**Exercise brief:**
For the data below, report the number of lines that contain the string "with" and nothing else.

**Stored data:**
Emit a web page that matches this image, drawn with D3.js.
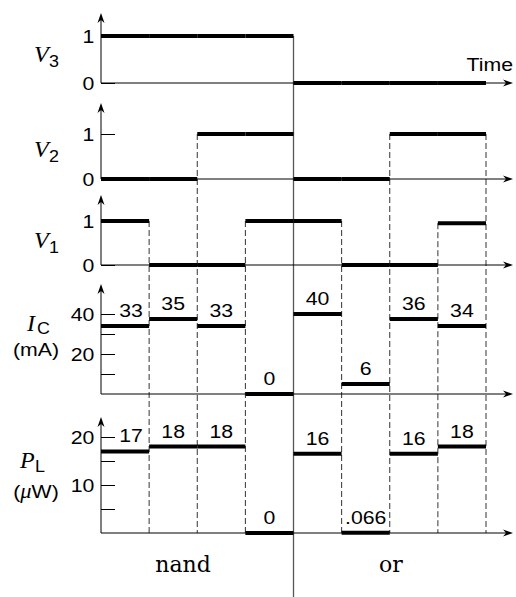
<!DOCTYPE html>
<html>
<head>
<meta charset="utf-8">
<script src="https://cdn.jsdelivr.net/npm/d3@7"></script>
<style>
  body { margin: 0; background: #fff; }
</style>
</head>
<body>
<div id="chart"></div>
<script>
// 8 time slots: first four run the nand gate, last four the or gate
const slots = [0, 1, 2, 3, 4, 5, 6, 7];
const v3 = [1, 1, 1, 1, 0, 0, 0, 0];
const v2 = [0, 0, 1, 1, 0, 0, 1, 1];
const v1 = [1, 0, 0, 1, 1, 0, 0, 0.95];
// levels as drawn, and the numbers printed above them
const icLevel = [34, 37.5, 34, 0, 40, 5, 37.5, 34];
const icText = ['33', '35', '33', '0', '40', '6', '36', '34'];
const plLevel = [17, 18, 18, 0, 16.5, 0.066, 16.5, 18];
const plText = ['17', '18', '18', '0', '16', '.066', '16', '18'];
const logicTicks = [0, 1];
const icTicks = [10, 20, 30, 40];
const icTickLabels = [20, 40];
const plTicks = [5, 10, 15, 20];
const plTickLabels = [10, 20];
const gateNames = ['nand', 'or'];

const width = 516;
const height = 597;
const sansFont = `"Liberation Sans", Arial, sans-serif`;
const serifFont = `"Liberation Serif", "Times New Roman", serif`;
const numSize = 19;
const stretchX = 1.12;   // the sans lettering in the original is a bit wide
const axisEnd = 513;
const splitSlot = 4;

const x = d3.scaleLinear().domain([0, 8]).range([101, 486]);

const panels = [
  {name: 'v3', values: v3, y: d3.scaleLinear().domain([0, 1]).range([83, 36]), top: 13,
   ticks: logicTicks, tickLabels: logicTicks},
  {name: 'v2', values: v2, y: d3.scaleLinear().domain([0, 1]).range([179, 134]), top: 103,
   ticks: logicTicks, tickLabels: logicTicks},
  {name: 'v1', values: v1, y: d3.scaleLinear().domain([0, 1]).range([265, 221]), top: 195,
   ticks: logicTicks, tickLabels: logicTicks},
  {name: 'ic', values: icLevel, text: icText, y: d3.scaleLinear().domain([0, 40]).range([394, 314]), top: 284,
   ticks: icTicks, tickLabels: icTickLabels},
  {name: 'pl', values: plLevel, text: plText, y: d3.scaleLinear().domain([0, 20]).range([533, 437]), top: 417,
   ticks: plTicks, tickLabels: plTickLabels}
];

const svg = d3.select('#chart')
  .append('svg')
    .attr('width', width)
    .attr('height', height)
    .style('display', 'block');

// put a text at (px, py) and widen it a little
const wide = (sel, px, py) => sel.attr('transform', `translate(${px},${py}) scale(${stretchX},1)`);

// ---- vertical guide lines between slots ----
const logicPanels = panels.slice(0, 3);
const bottomY = panels[4].y(0);

const boundaryTop = b => {
  for (const p of logicPanels) {
    const left = p.values[b - 1];
    const right = b < 8 ? p.values[b] : 0;
    if (left !== right) return p.y(Math.max(left, right));
  }
  return bottomY;
};

const boundaries = slots.map(d => d + 1).filter(b => b !== splitSlot);

svg.append('g').attr('class', 'guides')
  .selectAll('line')
  .data(boundaries)
  .join('line')
    .attr('x1', d => x(d))
    .attr('x2', d => x(d))
    .attr('y1', d => boundaryTop(d))
    .attr('y2', bottomY)
    .attr('stroke', '#333')
    .attr('stroke-width', 1)
    .attr('stroke-dasharray', '6,3');

svg.append('line')
  .attr('x1', x(splitSlot))
  .attr('x2', x(splitSlot))
  .attr('y1', boundaryTop(splitSlot))
  .attr('y2', height)
  .attr('stroke', '#555')
  .attr('stroke-width', 1.3);

// ---- panels ----
const arrowRight = (tx, ty) => `M${tx},${ty}L${tx - 10},${ty - 3.5}L${tx - 7},${ty}L${tx - 10},${ty + 3.5}Z`;
const arrowUp = (tx, ty) => `M${tx},${ty}L${tx - 3.5},${ty + 10}L${tx},${ty + 7}L${tx + 3.5},${ty + 10}Z`;

panels.forEach(p => {
  const g = svg.append('g').attr('class', `panel-${p.name}`);
  const x0 = x(0);
  const y0 = p.y(0);

  // ticks + tick labels
  g.append('g')
    .attr('transform', `translate(${x0},0)`)
    .call(d3.axisLeft(p.y)
      .tickValues(p.ticks)
      .tickSize(-14)
      .tickPadding(6)
      .tickFormat(d => p.tickLabels.includes(d) ? d : ''))
    .call(a => a.select('.domain').remove())
    .call(a => a.selectAll('.tick line').attr('stroke', '#000'))
    .call(a => a.selectAll('.tick text')
      .attr('fill', '#000')
      .attr('transform', `scale(${stretchX},1)`)
      .style('font', `${numSize}px ${sansFont}`));

  // axis lines with arrows
  g.append('line')
    .attr('x1', x0).attr('x2', axisEnd - 7)
    .attr('y1', y0).attr('y2', y0)
    .attr('stroke', '#000').attr('stroke-width', 1);
  g.append('path').attr('d', arrowRight(axisEnd, y0)).attr('fill', '#000');

  g.append('line')
    .attr('x1', x0).attr('x2', x0)
    .attr('y1', y0).attr('y2', p.top + 7)
    .attr('stroke', '#000').attr('stroke-width', 1);
  g.append('path').attr('d', arrowUp(x0, p.top)).attr('fill', '#000');

  // levels
  g.selectAll('.level')
    .data(slots)
    .join('line')
      .attr('class', 'level')
      .attr('x1', d => x(d))
      .attr('x2', d => x(d + 1))
      .attr('y1', d => p.y(p.values[d]))
      .attr('y2', d => p.y(p.values[d]))
      .attr('stroke', '#000')
      .attr('stroke-width', 4);

  if (p.text) {
    g.selectAll('.val')
      .data(slots)
      .join('text')
        .attr('class', 'val')
        .attr('transform', d => `translate(${x(d + 0.5) + (d === 0 ? 6 : 0)},${p.y(p.values[d]) - 9}) scale(${stretchX},1)`)
        .attr('text-anchor', 'middle')
        .style('font', `${numSize}px ${sansFont}`)
        .text(d => p.text[d]);
  }
});

// ---- variable names on the left ----
const varLabel = (main, sub, mx, my, sx, sy) => {
  svg.append('text')
    .attr('x', mx).attr('y', my)
    .style('font', `italic 24px ${serifFont}`)
    .text(main);
  wide(svg.append('text'), sx, sy)
    .style('font', `16px ${sansFont}`)
    .text(sub);
};

varLabel('V', '3', 34, 62, 49, 67);
varLabel('V', '2', 34, 157, 49, 162);
varLabel('V', '1', 34, 248, 49, 253);
varLabel('I', 'C', 27, 331, 37, 334);
varLabel('P', 'L', 20, 468, 35, 472);

wide(svg.append('text'), 36, 356)
  .attr('text-anchor', 'middle')
  .style('font', `${numSize}px ${sansFont}`)
  .text('(mA)');

const uw = wide(svg.append('text'), 36, 498)
  .attr('text-anchor', 'middle')
  .style('font', `${numSize}px ${sansFont}`);
uw.append('tspan').text('(');
uw.append('tspan').style('font', `italic 20px ${serifFont}`).text('\u03bc');
uw.append('tspan').text('W)');

wide(svg.append('text'), axisEnd, 71)
  .attr('text-anchor', 'end')
  .style('font', `${numSize}px ${sansFont}`)
  .text('Time');

// ---- gate names under the plot ----
svg.selectAll('.gate')
  .data(gateNames)
  .join('text')
    .attr('class', 'gate')
    .attr('x', (d, i) => i === 0 ? 183 : 391)
    .attr('y', 572)
    .attr('text-anchor', 'middle')
    .style('font', `22px "DejaVu Serif", serif`)
    .text(d => d);
</script>
</body>
</html>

**Finished task:**
2